Organize 2020 is applying for a grant to the NEA to have one member leave the classroom and work full-time on the Durham work. They’re awaiting the results of the upcoming election (end of March) to see if Organizing 2020 candidate Bryan Proffitt wins the Durham local president position, and then to see if they get the grant.

The group continues to build relationships with other progressive forces in the state. Last year, they staged a teach-in during a Moral Monday at the Senate Pro Tem’s office and forced him to meet. They are developing a positive relationship with the NAACP and are leading the efforts to mobilize educators towards the annual march HK on J (Historic Thousands on Jay Street) on behalf of the whole statewide union and are marching with the fast food workers, where a leading member has been working hard to develop relationships. The Black Lives Matter movement has been a really positive kick in the pants; Organize 2020 has been working hard to stay engaged in the streets and classrooms around it.

They are also writing a new grant to run another summer program in locals around the state. This got them a lot of space to do leadership development and skills training last summer, with people knocking on doors and getting out into the community.

Starting in December, they’ve begun having statewide meetings, with members coming from the mountains to the coast. The group is growing, and has its third monthly meeting after the HK on J march this weekend.
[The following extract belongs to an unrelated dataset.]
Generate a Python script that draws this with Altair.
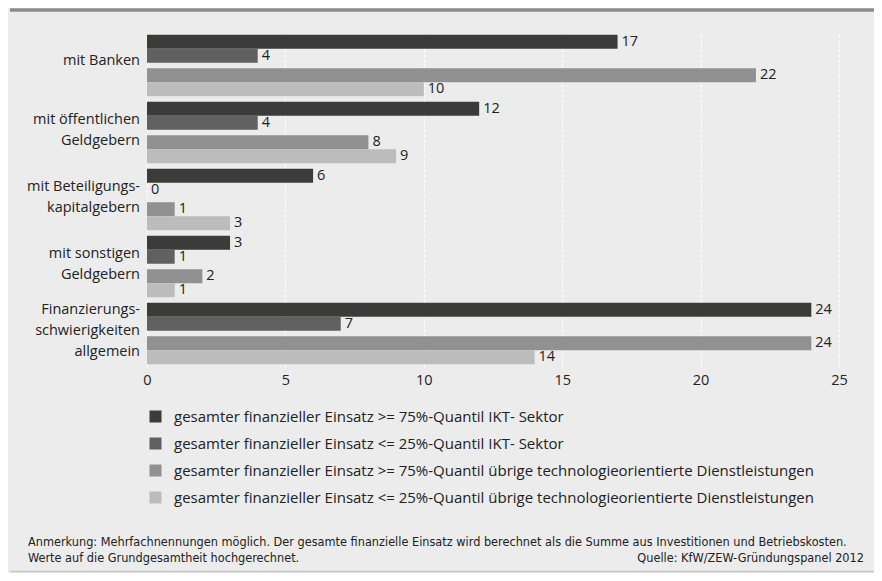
import altair as alt
import pandas as pd

categories = ["mit Banken", "mit öffentlichen\nGeldgebern", "mit Beteiligungs-\nkapitalgebern",
              "mit sonstigen\nGeldgebern", "Finanzierungs-\nschwierigkeiten\nallgemein"]
series_labels = [
    "gesamter finanzieller Einsatz >= 75%-Quantil IKT- Sektor",
    "gesamter finanzieller Einsatz <= 25%-Quantil IKT- Sektor",
    "gesamter finanzieller Einsatz >= 75%-Quantil übrige technologieorientierte Dienstleistungen",
    "gesamter finanzieller Einsatz <= 25%-Quantil übrige technologieorientierte Dienstleistungen",
]
ikt_hi = [17, 12, 6, 3, 24]
ikt_lo = [4, 4, 0, 1, 7]
dl_hi = [22, 8, 1, 2, 24]
dl_lo = [10, 9, 3, 1, 14]
colors = ["#3b3b39", "#606060", "#919191", "#bcbcbc"]
x_ticks = [0, 5, 10, 15, 20, 25]
note_line1 = ("Anmerkung: Mehrfachnennungen möglich. Der gesamte finanzielle Einsatz wird berechnet "
              "als die Summe aus Investitionen und Betriebskosten.")
note_line2 = "Werte auf die Grundgesamtheit hochgerechnet."
source = "Quelle: KfW/ZEW-Gründungspanel 2012"

series_values = [ikt_hi, ikt_lo, dl_hi, dl_lo]
sectors = ["IKT", "IKT", "DL", "DL"]
quants = ["hi", "lo", "hi", "lo"]

rows = []
row_order = []
for i, c in enumerate(categories):
    key = c.replace("\n", " ")
    row_order += [key + "|IKT", key + "|DL"]
    for j in range(4):
        rows.append({"row": key + "|" + sectors[j], "q": quants[j],
                     "series": series_labels[j], "value": series_values[j][i]})
df = pd.DataFrame(rows)
lab_df = pd.DataFrame({"row": [c.replace("\n", " ") + "|IKT" for c in categories],
                       "label": categories,
                       "nlines": [c.count("\n") + 1 for c in categories]})
ann_df = pd.DataFrame({"a": [0]})

W, H = 692, 335
RIGHT = 35
FONT = "Open Sans"
CFONT = "Open Sans"
NFONT = "Liberation Sans Narrow, DejaVu Sans Condensed, Open Sans"
FS = 14.5

yscale = alt.Scale(domain=row_order, paddingInner=0.164, paddingOuter=0.082)
yoff = alt.Scale(domain=["hi", "lo"], paddingInner=0, paddingOuter=0)
xscale = alt.Scale(domain=[0, 25], nice=False)

bars = alt.Chart(df).mark_bar().encode(
    x=alt.X("value:Q", scale=xscale,
            axis=alt.Axis(values=x_ticks, grid=True, gridColor="#ffffff", gridDash=[3, 2],
                          gridWidth=1.2, domain=False, ticks=False, labelFontSize=FS,
                          labelFont=FONT, labelColor="#222222", labelPadding=6,
                          labelFlush=False, title=None)),
    y=alt.Y("row:N", scale=yscale, axis=None, sort=row_order),
    yOffset=alt.YOffset("q:N", scale=yoff),
    color=alt.Color("series:N", scale=alt.Scale(domain=series_labels, range=colors),
                    legend=alt.Legend(title=None, orient="none", legendX=1, legendY=377,
                                      direction="vertical", symbolType="square",
                                      symbolSize=144, symbolStrokeWidth=0,
                                      labelFont=CFONT, labelFontSize=15, labelColor="#222222",
                                      labelOffset=11, rowPadding=11, labelLimit=900)),
)

values = alt.Chart(df).mark_text(align="left", baseline="middle", dx=4, fontSize=FS,
                                 font=FONT, color="#222222").encode(
    x=alt.X("value:Q", scale=xscale),
    y=alt.Y("row:N", scale=yscale, sort=row_order),
    yOffset=alt.YOffset("q:N", scale=yoff),
    text="value:Q",
)

label_dy = {1: 12, 2: 4, 3: -7}
label_layers = []
for n, dy in label_dy.items():
    label_layers.append(
        alt.Chart(lab_df[lab_df["nlines"] == n]).mark_text(
            align="right", baseline="middle", dy=dy, fontSize=FS, font=FONT,
            color="#222222", lineBreak="\n", lineHeight=21).encode(
            x=alt.value(-7),
            y=alt.Y("row:N", scale=yscale, sort=row_order),
            text="label:N",
        )
    )

top_band = alt.Chart(ann_df).mark_rule(color="#8c8c8c", strokeWidth=3.5).encode(
    x=alt.value(-137), x2=alt.value(W + RIGHT), y=alt.value(-22))
bottom_line = alt.Chart(ann_df).mark_rule(color="#c4c4c4", strokeWidth=1.5).encode(
    x=alt.value(-137), x2=alt.value(W + RIGHT), y=alt.value(539.5))

note1 = alt.Chart(ann_df).mark_text(align="left", baseline="middle", fontSize=12.6,
                                    font=NFONT, color="#222222").encode(
    x=alt.value(-119), y=alt.value(510), text=alt.value(note_line1))
note2 = alt.Chart(ann_df).mark_text(align="left", baseline="middle", fontSize=12.6,
                                    font=NFONT, color="#222222").encode(
    x=alt.value(-119), y=alt.value(526), text=alt.value(note_line2))
src = alt.Chart(ann_df).mark_text(align="right", baseline="middle", fontSize=12.6,
                                  font=NFONT, color="#222222").encode(
    x=alt.value(717), y=alt.value(526), text=alt.value(source))

chart = alt.layer(bars, values, *label_layers, top_band, bottom_line, note1, note2, src).properties(
    width=W, height=H,
    autosize=alt.AutoSizeParams(type="none"),
    padding={"left": 139, "top": 24, "right": RIGHT, "bottom": 206},
    background="#ececec",
).configure_view(stroke=None)

chart.save("out.html", embed_options={"renderer": "svg", "actions": False})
  1. This is very interesting Norm. I am an EWP in Newark and I have heard nothing from New Caucus.

    1. I have little idea of how New Caucus operates and how far its outreach is. Best to contact them directly.

    2. Thanks Norm! My point was they are doing nothing for EWPS.

  2. How do we learn more about UCORE and this newsletter?!?! So great to see it!

    1. UCORE consists of various caucuses around the nation. MORE is a member. If you want to be involved contact the organization where you are based. If you are local you can get involved through MORE. There are periodic meetings in Chicago of all groups and if you want to attend one you can.